Repeat all of the data precisely.

***** GIVEN MATERIAL

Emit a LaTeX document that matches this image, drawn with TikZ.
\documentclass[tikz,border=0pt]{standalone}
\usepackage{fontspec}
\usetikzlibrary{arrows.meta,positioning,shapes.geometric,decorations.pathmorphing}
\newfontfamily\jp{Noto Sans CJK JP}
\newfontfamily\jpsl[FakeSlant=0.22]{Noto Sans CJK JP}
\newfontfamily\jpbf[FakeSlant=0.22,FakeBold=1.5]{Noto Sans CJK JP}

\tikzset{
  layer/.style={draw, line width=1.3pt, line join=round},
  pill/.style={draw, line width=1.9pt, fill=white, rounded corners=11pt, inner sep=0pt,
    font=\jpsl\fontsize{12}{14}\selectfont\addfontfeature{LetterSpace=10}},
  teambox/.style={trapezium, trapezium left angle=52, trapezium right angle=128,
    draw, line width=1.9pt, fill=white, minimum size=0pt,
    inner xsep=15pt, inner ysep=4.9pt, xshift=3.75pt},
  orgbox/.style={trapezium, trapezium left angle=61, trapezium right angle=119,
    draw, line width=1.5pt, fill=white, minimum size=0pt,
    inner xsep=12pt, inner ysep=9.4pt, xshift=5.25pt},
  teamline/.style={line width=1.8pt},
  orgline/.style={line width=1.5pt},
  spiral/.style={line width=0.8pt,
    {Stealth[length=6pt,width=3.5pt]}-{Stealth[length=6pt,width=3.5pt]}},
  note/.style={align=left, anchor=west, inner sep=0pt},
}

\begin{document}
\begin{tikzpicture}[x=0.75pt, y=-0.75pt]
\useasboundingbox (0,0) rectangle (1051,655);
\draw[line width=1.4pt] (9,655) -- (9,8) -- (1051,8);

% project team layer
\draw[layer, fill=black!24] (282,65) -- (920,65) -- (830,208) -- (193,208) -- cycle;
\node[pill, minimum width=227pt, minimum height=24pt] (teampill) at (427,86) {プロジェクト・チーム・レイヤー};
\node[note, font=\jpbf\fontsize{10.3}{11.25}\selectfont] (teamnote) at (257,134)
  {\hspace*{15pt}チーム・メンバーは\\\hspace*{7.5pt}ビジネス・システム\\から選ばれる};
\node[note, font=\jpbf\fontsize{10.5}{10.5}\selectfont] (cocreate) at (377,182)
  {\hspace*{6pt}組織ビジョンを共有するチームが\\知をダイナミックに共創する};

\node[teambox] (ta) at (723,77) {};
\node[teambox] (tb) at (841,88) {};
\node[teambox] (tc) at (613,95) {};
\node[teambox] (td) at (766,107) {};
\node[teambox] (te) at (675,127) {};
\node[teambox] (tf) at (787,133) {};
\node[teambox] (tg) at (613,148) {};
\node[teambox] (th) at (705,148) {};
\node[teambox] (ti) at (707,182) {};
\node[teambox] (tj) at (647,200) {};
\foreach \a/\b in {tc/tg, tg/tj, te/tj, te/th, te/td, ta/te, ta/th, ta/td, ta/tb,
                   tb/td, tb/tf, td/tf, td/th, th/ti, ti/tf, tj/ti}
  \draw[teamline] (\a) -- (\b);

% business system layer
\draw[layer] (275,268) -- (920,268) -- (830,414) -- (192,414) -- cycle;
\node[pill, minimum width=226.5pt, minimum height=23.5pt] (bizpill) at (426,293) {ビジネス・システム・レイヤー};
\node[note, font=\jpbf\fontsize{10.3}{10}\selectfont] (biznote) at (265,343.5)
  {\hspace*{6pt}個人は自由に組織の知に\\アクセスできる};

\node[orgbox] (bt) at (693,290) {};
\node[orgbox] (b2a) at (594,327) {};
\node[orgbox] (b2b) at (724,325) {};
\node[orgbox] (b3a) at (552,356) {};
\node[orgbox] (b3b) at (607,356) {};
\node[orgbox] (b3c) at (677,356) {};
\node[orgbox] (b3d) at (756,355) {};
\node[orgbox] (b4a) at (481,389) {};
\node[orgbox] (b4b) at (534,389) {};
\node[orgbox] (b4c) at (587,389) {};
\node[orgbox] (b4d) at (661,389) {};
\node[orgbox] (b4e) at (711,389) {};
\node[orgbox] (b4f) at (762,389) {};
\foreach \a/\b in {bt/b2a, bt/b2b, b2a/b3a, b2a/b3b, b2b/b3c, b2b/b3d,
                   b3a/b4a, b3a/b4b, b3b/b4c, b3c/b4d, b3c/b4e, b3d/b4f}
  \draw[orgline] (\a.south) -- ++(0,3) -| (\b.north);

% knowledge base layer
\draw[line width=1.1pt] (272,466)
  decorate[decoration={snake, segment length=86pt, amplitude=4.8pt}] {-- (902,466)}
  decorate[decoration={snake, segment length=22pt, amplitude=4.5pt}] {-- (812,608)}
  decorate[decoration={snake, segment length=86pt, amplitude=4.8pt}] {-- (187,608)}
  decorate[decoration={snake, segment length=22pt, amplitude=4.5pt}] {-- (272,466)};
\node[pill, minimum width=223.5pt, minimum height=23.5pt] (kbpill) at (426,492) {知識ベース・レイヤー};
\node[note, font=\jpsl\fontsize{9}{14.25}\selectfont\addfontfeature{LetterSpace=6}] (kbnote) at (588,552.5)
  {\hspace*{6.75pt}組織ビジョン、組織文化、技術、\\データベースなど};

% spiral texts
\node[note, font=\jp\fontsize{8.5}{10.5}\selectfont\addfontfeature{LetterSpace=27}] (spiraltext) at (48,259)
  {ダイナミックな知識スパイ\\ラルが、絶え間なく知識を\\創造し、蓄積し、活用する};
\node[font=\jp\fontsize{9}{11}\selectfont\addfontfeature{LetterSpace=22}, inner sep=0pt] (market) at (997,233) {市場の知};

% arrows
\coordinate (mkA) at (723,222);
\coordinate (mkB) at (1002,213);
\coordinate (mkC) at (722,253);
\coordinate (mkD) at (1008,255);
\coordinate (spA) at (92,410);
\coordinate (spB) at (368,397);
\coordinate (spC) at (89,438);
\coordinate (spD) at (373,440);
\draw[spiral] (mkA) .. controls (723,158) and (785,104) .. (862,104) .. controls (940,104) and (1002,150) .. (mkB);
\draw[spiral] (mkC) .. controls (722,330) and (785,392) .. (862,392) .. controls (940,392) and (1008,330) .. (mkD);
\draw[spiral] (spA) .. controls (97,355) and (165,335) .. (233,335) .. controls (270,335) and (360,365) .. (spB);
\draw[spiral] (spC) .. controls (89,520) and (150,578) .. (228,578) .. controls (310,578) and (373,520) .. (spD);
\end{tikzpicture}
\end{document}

**********

> _RESPONSE TO THIS TASK_:
Emit a LaTeX document that matches this image, drawn with TikZ.
\documentclass[tikz,border=0pt]{standalone}
\usepackage{fontspec}
\usetikzlibrary{arrows.meta,positioning,shapes.geometric,decorations.pathmorphing}
\newfontfamily\jp{Noto Sans CJK JP}
\newfontfamily\jpsl[FakeSlant=0.22]{Noto Sans CJK JP}
\newfontfamily\jpbf[FakeSlant=0.22,FakeBold=1.5]{Noto Sans CJK JP}

\tikzset{
  layer/.style={draw, line width=1.3pt, line join=round},
  pill/.style={draw, line width=1.9pt, fill=white, rounded corners=11pt, inner sep=0pt,
    font=\jpsl\fontsize{12}{14}\selectfont\addfontfeature{LetterSpace=10}},
  teambox/.style={trapezium, trapezium left angle=52, trapezium right angle=128,
    draw, line width=1.9pt, fill=white, minimum size=0pt,
    inner xsep=15pt, inner ysep=4.9pt, xshift=3.75pt},
  orgbox/.style={trapezium, trapezium left angle=61, trapezium right angle=119,
    draw, line width=1.5pt, fill=white, minimum size=0pt,
    inner xsep=12pt, inner ysep=9.4pt, xshift=5.25pt},
  teamline/.style={line width=1.8pt},
  orgline/.style={line width=1.5pt},
  spiral/.style={line width=0.8pt,
    {Stealth[length=6pt,width=3.5pt]}-{Stealth[length=6pt,width=3.5pt]}},
  note/.style={align=left, anchor=west, inner sep=0pt},
}

\begin{document}
\begin{tikzpicture}[x=0.75pt, y=-0.75pt]
\useasboundingbox (0,0) rectangle (1051,655);
\draw[line width=1.4pt] (9,655) -- (9,8) -- (1051,8);

% project team layer
\draw[layer, fill=black!24] (282,65) -- (920,65) -- (830,208) -- (193,208) -- cycle;
\node[pill, minimum width=227pt, minimum height=24pt] (teampill) at (427,86) {プロジェクト・チーム・レイヤー};
\node[note, font=\jpbf\fontsize{10.3}{11.25}\selectfont] (teamnote) at (257,134)
  {\hspace*{15pt}チーム・メンバーは\\\hspace*{7.5pt}ビジネス・システム\\から選ばれる};
\node[note, font=\jpbf\fontsize{10.5}{10.5}\selectfont] (cocreate) at (377,182)
  {\hspace*{6pt}組織ビジョンを共有するチームが\\知をダイナミックに共創する};

\node[teambox] (ta) at (723,77) {};
\node[teambox] (tb) at (841,88) {};
\node[teambox] (tc) at (613,95) {};
\node[teambox] (td) at (766,107) {};
\node[teambox] (te) at (675,127) {};
\node[teambox] (tf) at (787,133) {};
\node[teambox] (tg) at (613,148) {};
\node[teambox] (th) at (705,148) {};
\node[teambox] (ti) at (707,182) {};
\node[teambox] (tj) at (647,200) {};
\foreach \a/\b in {tc/tg, tg/tj, te/tj, te/th, te/td, ta/te, ta/th, ta/td, ta/tb,
                   tb/td, tb/tf, td/tf, td/th, th/ti, ti/tf, tj/ti}
  \draw[teamline] (\a) -- (\b);

% business system layer
\draw[layer] (275,268) -- (920,268) -- (830,414) -- (192,414) -- cycle;
\node[pill, minimum width=226.5pt, minimum height=23.5pt] (bizpill) at (426,293) {ビジネス・システム・レイヤー};
\node[note, font=\jpbf\fontsize{10.3}{10}\selectfont] (biznote) at (265,343.5)
  {\hspace*{6pt}個人は自由に組織の知に\\アクセスできる};

\node[orgbox] (bt) at (693,290) {};
\node[orgbox] (b2a) at (594,327) {};
\node[orgbox] (b2b) at (724,325) {};
\node[orgbox] (b3a) at (552,356) {};
\node[orgbox] (b3b) at (607,356) {};
\node[orgbox] (b3c) at (677,356) {};
\node[orgbox] (b3d) at (756,355) {};
\node[orgbox] (b4a) at (481,389) {};
\node[orgbox] (b4b) at (534,389) {};
\node[orgbox] (b4c) at (587,389) {};
\node[orgbox] (b4d) at (661,389) {};
\node[orgbox] (b4e) at (711,389) {};
\node[orgbox] (b4f) at (762,389) {};
\foreach \a/\b in {bt/b2a, bt/b2b, b2a/b3a, b2a/b3b, b2b/b3c, b2b/b3d,
                   b3a/b4a, b3a/b4b, b3b/b4c, b3c/b4d, b3c/b4e, b3d/b4f}
  \draw[orgline] (\a.south) -- ++(0,3) -| (\b.north);

% knowledge base layer
\draw[line width=1.1pt] (272,466)
  decorate[decoration={snake, segment length=86pt, amplitude=4.8pt}] {-- (902,466)}
  decorate[decoration={snake, segment length=22pt, amplitude=4.5pt}] {-- (812,608)}
  decorate[decoration={snake, segment length=86pt, amplitude=4.8pt}] {-- (187,608)}
  decorate[decoration={snake, segment length=22pt, amplitude=4.5pt}] {-- (272,466)};
\node[pill, minimum width=223.5pt, minimum height=23.5pt] (kbpill) at (426,492) {知識ベース・レイヤー};
\node[note, font=\jpsl\fontsize{9}{14.25}\selectfont\addfontfeature{LetterSpace=6}] (kbnote) at (588,552.5)
  {\hspace*{6.75pt}組織ビジョン、組織文化、技術、\\データベースなど};

% spiral texts
\node[note, font=\jp\fontsize{8.5}{10.5}\selectfont\addfontfeature{LetterSpace=27}] (spiraltext) at (48,259)
  {ダイナミックな知識スパイ\\ラルが、絶え間なく知識を\\創造し、蓄積し、活用する};
\node[font=\jp\fontsize{9}{11}\selectfont\addfontfeature{LetterSpace=22}, inner sep=0pt] (market) at (997,233) {市場の知};

% arrows
\coordinate (mkA) at (723,222);
\coordinate (mkB) at (1002,213);
\coordinate (mkC) at (722,253);
\coordinate (mkD) at (1008,255);
\coordinate (spA) at (92,410);
\coordinate (spB) at (368,397);
\coordinate (spC) at (89,438);
\coordinate (spD) at (373,440);
\draw[spiral] (mkA) .. controls (723,158) and (785,104) .. (862,104) .. controls (940,104) and (1002,150) .. (mkB);
\draw[spiral] (mkC) .. controls (722,330) and (785,392) .. (862,392) .. controls (940,392) and (1008,330) .. (mkD);
\draw[spiral] (spA) .. controls (97,355) and (165,335) .. (233,335) .. controls (270,335) and (360,365) .. (spB);
\draw[spiral] (spC) .. controls (89,520) and (150,578) .. (228,578) .. controls (310,578) and (373,520) .. (spD);
\end{tikzpicture}
\end{document}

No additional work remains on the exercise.